Question : LOAN BURDEN OF STATES



(a) whether the loan burden on various States of the country is increasing enormously;

(b) if so, the details of external and internal debts as on March 2004, State-wise;

(c) the details of debt service in comparison to national average in regard to State Gross Domestic Product and Gross Domestic Product respectively; and

(d) the steps taken by the Government to reduce burden of loan on States?

Answer given by the minister


MINISTER OF STATE IN THE MINISTRY OF FINANCE SHRI S.S. PALANIMANICKAM

(a) Yes, Sir.

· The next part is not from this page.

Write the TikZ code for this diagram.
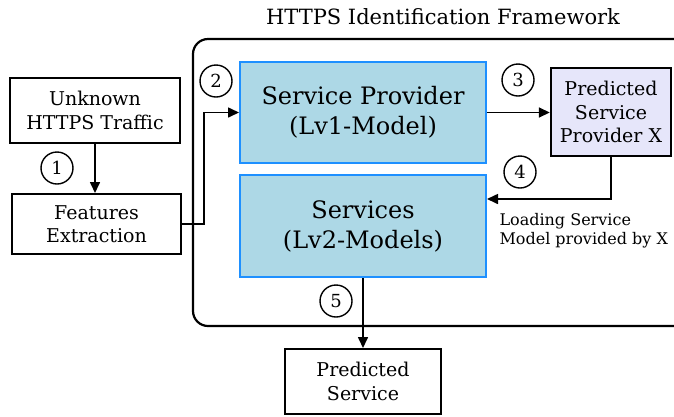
\documentclass[tikz,border=0pt]{standalone}
\usepackage{fontspec}
\setmainfont{DejaVu Serif}
\usetikzlibrary{arrows.meta}

\definecolor{lightblue}{HTML}{ADD8E6}
\definecolor{dodgerblue}{HTML}{1E90FF}
\definecolor{lavender}{HTML}{E6E6FA}

\tikzset{
  plainbox/.style={draw, line width=2pt, align=center, inner sep=0pt,
    font=\fontsize{19}{23.5}\selectfont},
  modelbox/.style={draw=dodgerblue, fill=lightblue, line width=2pt,
    align=center, inner sep=0pt, minimum width=246pt,
    font=\fontsize{24}{30}\selectfont},
  stepnum/.style={circle, draw, line width=1.4pt, minimum size=32pt,
    inner sep=0pt, font=\fontsize{18}{18}\selectfont},
  flow/.style={line width=1.6pt, -{Triangle[length=11pt,width=10pt]}},
}

\begin{document}
\begin{tikzpicture}[x=1pt,y=-1pt]
 \useasboundingbox (0,0) rectangle (674,416);

% Framework outline and its title
 \draw[line width=2.2pt, rounded corners=15pt] (193,39) rectangle (690,326);
 \node (title) at (443,17) {\fontsize{21}{21}\selectfont HTTPS Identification Framework};

% Input side
 \node[plainbox, minimum width=170pt, minimum height=65pt] (traffic) at (95,110.5)
   {Unknown\\HTTPS Traffic};
 \node[plainbox, minimum width=169pt, minimum height=60pt] (features) at (96.5,224)
   {Features\\Extraction};

% Two level models
 \node[modelbox, minimum height=101pt] (provider) at (363,112.5)
   {Service Provider\\(Lv1-Model)};
 \node[modelbox, minimum height=102pt] (services) at (363,226)
   {Services\\(Lv2-Models)};

% Outputs
 \node[plainbox, fill=lavender, line width=2.4pt, minimum width=120pt, minimum height=88pt] (predx) at (611,112)
   {Predicted\\Service\\Provider X};
 \node[plainbox, minimum width=156pt, minimum height=65pt] (predsvc) at (363,381.5)
   {Predicted\\Service};
 \node[anchor=west, align=left, font=\fontsize{16}{19}\selectfont] (loading) at (496,230.5)
   {Loading Service\\Model provided by X};

% Step numbers
 \node[stepnum] (n1) at (57,168) {1};
 \node[stepnum] (n2) at (216,81) {2};
 \node[stepnum] (n3) at (518,80) {3};
 \node[stepnum] (n4) at (520,172) {4};
 \node[stepnum] (n5) at (336,301) {5};

% Connectors
 \draw[flow] (traffic.south) -- (traffic.south |- features.north);
 \draw[flow] (features.east) -- ++(22,0) |- (provider.west);
 \draw[flow] (provider.east) -- (predx.west |- provider.east);
 \draw[flow] (predx.south) |- ([yshift=-25pt]services.north east);
 \draw[flow] (services.south) -- (predsvc.north);

\end{tikzpicture}
\end{document}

Outstanding debt of the State Governments increased from Rs. 23,959 crores in 1981 to Rs.778144 crores in 2004 (BE).

(b) The State-wise details of internal-debt is shown in column 3 of annexed statement. States have no external debt.

(c) Debt service to GSDP ratio for each State is given in column 4 of the statement annexed.

(d) Government of India formulated a Debt Swap Scheme which enables the State to pre-pay high cost Government of India loans of the State Government, bearing interest rate of 13% and above amounting to Rs.1,14,000 crores as on 31.3.2002 with low coupon bearing Small Savings and Additional Open Market Borrowings. An amount of Rs.75,273 crores has been swapped so far. This scheme has helped States to reduce their interest burden. The State-wise details of high cost debt swapped is shown in column 5 of the statement annexed.

Government of India has also decided to enable the States to refinance their high cost debt under RIDF with the help of Additional Open Market Borrowings. Government of India is also operating a debt relief scheme on the recommendations of the Eleventh Finance Commission. Debt relief granted to States is shown in column 6 of the statement annexed. ¦

States have been encouraged to draw up their Medium Term Fiscal Reform Programme (MTFRP) for fiscal consolidation over Medium Term. Government of India inter-a!ia, have fixed annual borrowing limits of each State for their annual plans upto 2004-05.